===== SUPPLIED DATA =====

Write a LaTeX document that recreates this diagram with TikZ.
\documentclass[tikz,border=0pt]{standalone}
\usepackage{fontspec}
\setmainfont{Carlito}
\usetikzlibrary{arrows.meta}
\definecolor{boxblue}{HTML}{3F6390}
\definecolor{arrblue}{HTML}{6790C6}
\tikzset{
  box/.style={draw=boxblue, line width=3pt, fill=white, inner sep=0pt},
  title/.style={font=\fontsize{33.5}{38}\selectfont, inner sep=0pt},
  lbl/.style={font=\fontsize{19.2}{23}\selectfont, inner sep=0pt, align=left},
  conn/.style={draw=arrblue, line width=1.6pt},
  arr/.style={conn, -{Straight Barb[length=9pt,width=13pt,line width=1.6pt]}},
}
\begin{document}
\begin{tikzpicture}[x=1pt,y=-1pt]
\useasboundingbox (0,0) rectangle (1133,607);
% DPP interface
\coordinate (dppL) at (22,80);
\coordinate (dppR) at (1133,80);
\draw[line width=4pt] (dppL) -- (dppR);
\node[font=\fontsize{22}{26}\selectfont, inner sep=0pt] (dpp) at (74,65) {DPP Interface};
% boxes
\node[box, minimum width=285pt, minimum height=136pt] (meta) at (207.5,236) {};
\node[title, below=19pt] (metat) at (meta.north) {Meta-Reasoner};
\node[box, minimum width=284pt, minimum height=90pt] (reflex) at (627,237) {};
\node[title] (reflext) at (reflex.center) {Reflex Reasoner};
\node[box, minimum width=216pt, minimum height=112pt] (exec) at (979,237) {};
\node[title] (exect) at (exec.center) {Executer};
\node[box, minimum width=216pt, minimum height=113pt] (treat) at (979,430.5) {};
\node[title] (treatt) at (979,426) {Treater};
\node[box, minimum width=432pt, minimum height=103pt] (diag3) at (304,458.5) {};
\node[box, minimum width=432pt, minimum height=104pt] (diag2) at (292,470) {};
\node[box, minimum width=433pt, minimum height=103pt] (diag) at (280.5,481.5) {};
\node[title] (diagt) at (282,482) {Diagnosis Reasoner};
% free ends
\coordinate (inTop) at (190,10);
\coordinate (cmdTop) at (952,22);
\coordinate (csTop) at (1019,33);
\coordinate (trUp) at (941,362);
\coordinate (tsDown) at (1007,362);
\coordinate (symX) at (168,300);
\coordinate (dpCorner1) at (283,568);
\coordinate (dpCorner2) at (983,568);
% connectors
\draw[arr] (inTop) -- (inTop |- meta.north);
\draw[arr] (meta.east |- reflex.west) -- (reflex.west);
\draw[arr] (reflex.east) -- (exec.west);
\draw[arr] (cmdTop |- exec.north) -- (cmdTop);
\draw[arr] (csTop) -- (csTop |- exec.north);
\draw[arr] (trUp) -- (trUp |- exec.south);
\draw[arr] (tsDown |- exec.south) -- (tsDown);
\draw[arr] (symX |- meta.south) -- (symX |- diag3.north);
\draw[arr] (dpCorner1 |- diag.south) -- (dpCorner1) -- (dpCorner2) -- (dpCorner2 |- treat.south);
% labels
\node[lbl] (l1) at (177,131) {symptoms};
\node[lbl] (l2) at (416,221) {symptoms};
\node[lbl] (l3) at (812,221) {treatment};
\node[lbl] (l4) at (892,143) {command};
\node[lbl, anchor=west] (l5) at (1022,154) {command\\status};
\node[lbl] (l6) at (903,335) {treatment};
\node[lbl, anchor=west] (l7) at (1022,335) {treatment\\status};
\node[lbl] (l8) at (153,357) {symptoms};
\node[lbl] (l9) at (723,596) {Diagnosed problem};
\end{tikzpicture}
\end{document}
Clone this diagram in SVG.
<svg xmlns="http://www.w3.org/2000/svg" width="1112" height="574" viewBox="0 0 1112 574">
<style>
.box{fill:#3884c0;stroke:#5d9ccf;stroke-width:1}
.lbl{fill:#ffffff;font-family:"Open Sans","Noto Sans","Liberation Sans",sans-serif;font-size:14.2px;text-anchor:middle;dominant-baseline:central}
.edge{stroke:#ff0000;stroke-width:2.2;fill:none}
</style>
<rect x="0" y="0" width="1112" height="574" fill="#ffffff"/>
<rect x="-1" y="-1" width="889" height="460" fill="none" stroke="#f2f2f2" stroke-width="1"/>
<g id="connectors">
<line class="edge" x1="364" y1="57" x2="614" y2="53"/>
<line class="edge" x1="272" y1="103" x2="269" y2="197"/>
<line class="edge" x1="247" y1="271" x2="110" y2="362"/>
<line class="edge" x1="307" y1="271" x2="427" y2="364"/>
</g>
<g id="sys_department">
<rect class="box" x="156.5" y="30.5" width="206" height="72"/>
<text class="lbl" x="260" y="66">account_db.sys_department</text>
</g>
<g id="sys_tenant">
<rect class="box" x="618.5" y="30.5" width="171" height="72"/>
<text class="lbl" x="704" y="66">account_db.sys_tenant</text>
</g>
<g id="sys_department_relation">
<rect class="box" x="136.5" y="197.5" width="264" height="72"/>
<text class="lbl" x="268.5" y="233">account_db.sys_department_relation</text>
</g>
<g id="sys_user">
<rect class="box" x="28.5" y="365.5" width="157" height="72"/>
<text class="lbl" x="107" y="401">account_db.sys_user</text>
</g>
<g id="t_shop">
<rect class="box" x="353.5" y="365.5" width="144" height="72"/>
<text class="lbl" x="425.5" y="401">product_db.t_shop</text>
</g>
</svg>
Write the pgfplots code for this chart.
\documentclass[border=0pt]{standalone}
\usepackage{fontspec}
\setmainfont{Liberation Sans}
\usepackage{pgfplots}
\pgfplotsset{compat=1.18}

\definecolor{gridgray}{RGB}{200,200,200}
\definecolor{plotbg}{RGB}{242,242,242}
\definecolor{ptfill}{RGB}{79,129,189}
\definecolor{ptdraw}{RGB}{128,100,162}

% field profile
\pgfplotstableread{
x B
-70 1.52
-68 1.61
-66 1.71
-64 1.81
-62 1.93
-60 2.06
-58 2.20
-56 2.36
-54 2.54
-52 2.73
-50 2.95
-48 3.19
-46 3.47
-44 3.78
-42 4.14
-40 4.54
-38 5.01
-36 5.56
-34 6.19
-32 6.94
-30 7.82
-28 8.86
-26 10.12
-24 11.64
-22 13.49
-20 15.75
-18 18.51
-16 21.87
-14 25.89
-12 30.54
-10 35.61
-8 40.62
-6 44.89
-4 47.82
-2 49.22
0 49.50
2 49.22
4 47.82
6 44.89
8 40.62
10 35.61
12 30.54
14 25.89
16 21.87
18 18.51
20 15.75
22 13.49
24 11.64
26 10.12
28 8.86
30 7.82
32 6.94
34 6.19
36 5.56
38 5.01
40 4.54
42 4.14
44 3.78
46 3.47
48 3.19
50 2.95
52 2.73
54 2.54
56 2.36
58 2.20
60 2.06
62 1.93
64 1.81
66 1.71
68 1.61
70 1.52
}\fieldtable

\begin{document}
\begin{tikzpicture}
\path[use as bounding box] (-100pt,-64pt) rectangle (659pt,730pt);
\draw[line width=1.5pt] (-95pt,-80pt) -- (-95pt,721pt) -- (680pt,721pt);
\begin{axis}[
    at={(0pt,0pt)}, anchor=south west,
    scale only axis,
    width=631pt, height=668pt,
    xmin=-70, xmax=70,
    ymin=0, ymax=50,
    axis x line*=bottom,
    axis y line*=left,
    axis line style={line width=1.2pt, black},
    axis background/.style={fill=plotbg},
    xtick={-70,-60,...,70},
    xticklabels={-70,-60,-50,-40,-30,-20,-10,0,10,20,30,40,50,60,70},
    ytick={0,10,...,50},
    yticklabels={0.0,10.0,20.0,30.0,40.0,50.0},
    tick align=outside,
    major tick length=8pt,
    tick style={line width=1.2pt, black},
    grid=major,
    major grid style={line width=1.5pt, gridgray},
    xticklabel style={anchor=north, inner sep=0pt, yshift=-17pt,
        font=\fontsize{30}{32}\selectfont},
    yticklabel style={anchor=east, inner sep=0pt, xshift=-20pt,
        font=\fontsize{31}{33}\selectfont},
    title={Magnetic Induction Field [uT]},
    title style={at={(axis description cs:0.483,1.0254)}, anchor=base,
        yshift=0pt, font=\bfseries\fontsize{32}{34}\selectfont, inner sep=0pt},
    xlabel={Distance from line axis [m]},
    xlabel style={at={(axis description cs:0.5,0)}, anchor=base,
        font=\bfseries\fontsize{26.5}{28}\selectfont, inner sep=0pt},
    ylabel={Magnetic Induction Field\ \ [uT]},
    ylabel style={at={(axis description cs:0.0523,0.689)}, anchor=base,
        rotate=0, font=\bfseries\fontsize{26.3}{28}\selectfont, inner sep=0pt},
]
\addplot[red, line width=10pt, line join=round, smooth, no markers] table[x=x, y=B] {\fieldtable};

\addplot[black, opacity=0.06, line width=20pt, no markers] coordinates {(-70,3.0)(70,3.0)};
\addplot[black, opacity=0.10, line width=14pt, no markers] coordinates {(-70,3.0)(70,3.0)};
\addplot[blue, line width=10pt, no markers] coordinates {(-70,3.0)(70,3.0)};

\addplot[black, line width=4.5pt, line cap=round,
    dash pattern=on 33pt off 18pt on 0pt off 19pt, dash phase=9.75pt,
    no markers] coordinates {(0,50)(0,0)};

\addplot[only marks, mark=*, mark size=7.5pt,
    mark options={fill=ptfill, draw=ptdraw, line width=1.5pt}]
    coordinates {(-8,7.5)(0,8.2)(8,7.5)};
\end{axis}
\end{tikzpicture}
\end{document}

=====

▶ **WRITTEN REQUEST**
Which lines hold the word "Write"? Show each one.

▶ **FULL SOLUTION**
Write a LaTeX document that recreates this diagram with TikZ.
Write the pgfplots code for this chart.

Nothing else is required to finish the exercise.